The death is somewhat Boba Fett, a rather anti-climactic ending to such a terrific character. But, in its way, the scene is incredibly fitting. Tywin’s two vices were his family and respect (he had despised his own father for a perceived lack of strength). Yet here he is defeated by both, killed by his own son and dying with his breeches around his ankles. It’s a huge act of disrespect to a man who commanded only its antithesis.

However, this storyline’s great feat – one that might potentially be missed – is Lord Varys (Conleth Hill) joining Tyrion on the ship out of King’s Landing. This is a different course of events than those in the book, presumably to streamline yet more new characters (of which there are more in the source material) into Varys’ preexisting one, and of raising the profile of one of season 4’s more criminally underused players. Diversions from the book are almost always in this manner, pairing up characters where they venture solo in the literature. Brienne and Pod, Jaime and Bronn, Arya and Tywin – these duologue scenes are what Game of Thrones’ writing team does best, and the prospect of ‘Varys and Tyrion Up the Narrow Sea’ is almost enough to fill the void left by Season 4’s greatest pairing…

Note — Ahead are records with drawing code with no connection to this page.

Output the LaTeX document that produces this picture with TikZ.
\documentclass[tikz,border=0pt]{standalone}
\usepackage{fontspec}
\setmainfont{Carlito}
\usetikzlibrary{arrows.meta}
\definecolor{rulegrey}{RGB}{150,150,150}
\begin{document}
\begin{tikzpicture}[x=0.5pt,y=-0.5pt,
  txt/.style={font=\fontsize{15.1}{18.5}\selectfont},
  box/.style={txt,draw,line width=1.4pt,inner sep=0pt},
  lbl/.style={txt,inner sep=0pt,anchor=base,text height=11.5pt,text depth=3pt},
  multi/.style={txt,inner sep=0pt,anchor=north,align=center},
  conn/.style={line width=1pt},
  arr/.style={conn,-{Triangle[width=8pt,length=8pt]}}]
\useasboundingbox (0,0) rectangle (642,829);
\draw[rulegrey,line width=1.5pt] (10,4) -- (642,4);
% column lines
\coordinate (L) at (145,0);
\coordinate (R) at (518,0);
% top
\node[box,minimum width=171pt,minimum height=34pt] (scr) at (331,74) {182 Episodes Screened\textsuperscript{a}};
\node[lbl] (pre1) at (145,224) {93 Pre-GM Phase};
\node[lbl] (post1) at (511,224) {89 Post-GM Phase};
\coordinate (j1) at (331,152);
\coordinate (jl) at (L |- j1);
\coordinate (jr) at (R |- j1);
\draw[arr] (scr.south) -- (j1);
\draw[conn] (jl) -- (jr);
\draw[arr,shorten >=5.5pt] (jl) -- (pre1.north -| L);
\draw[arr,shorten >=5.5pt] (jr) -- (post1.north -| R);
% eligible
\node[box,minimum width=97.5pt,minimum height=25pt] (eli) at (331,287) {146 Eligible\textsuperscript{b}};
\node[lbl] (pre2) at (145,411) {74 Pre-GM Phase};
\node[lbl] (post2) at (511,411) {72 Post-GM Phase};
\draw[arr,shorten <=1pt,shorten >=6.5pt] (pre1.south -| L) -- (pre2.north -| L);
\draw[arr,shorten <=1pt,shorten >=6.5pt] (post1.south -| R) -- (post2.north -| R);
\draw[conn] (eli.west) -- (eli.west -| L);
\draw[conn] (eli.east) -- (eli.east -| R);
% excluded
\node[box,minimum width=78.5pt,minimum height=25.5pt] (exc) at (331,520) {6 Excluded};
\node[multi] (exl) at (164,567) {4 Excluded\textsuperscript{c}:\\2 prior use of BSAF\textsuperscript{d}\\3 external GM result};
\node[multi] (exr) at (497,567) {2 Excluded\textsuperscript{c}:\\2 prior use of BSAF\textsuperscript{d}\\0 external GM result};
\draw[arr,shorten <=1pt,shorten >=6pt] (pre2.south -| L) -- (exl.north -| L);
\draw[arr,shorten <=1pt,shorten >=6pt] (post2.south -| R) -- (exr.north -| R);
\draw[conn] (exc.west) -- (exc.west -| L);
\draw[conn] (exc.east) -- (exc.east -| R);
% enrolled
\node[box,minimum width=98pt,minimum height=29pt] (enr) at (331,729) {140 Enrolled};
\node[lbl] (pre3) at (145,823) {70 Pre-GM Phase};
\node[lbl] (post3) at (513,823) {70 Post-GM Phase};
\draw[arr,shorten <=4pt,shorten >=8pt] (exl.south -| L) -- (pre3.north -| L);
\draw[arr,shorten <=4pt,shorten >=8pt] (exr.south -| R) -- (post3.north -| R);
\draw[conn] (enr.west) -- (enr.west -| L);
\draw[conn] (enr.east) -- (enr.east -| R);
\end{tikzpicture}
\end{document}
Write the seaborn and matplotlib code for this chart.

The fight between Sandor Clegane (Rory McCann) and Brienne of Tarth (Gwendoline Christie) was incredible. There was a story in every punch, Sandor’s heavy blows contrasting Brienne’s careful deflections. The ensuing swordless brawl was brutal, punches to the face and kicks to the groin. And it was all over Arya. The Hound surely meant to be threatening and territorial when he spat that ‘safety’ no longer exists. But he betrayed something deeper in his defence: he cares for the Stark girl. In saying that Winterfell is ash, her parents and brother dead, he is listing all the ways Arya has now become invaluable to him – no land, no compensation. Yet he still fights to keep her. His protection is almost paternal.

The scene after the fight, as the Hound lies dying at the foot of a cliff, a bone protruding through his right thigh, is devastating. Arya barely speaks a word. She listens as the Hound tries to make her kill him, to finally put the dog down. He killed her baker boy friend, he wanted to rape her sister. The longer he talks, the more desperate he becomes. “You want me to beg?” he is speaks only to himself. Arya has long before made her decision. “You want me to beg?” he asks again, a few lines later, only this time his voice breaks slightly, a rare show of fragility from the dreaded Clegane. She takes his money and leaves for a ship on its way to Braavos. There she can join the Faceless Men.After the bleakness of the end of season 3, where our central heroes were slaughtered, there’s an optimism to this conclusion. The closing theme was more upbeat and Arya sails into a cloudy sea pierced by sunlight. Winter might be arriving in the North, and its chill shivers on the back, but for once, there’s a warming hope on that horizon.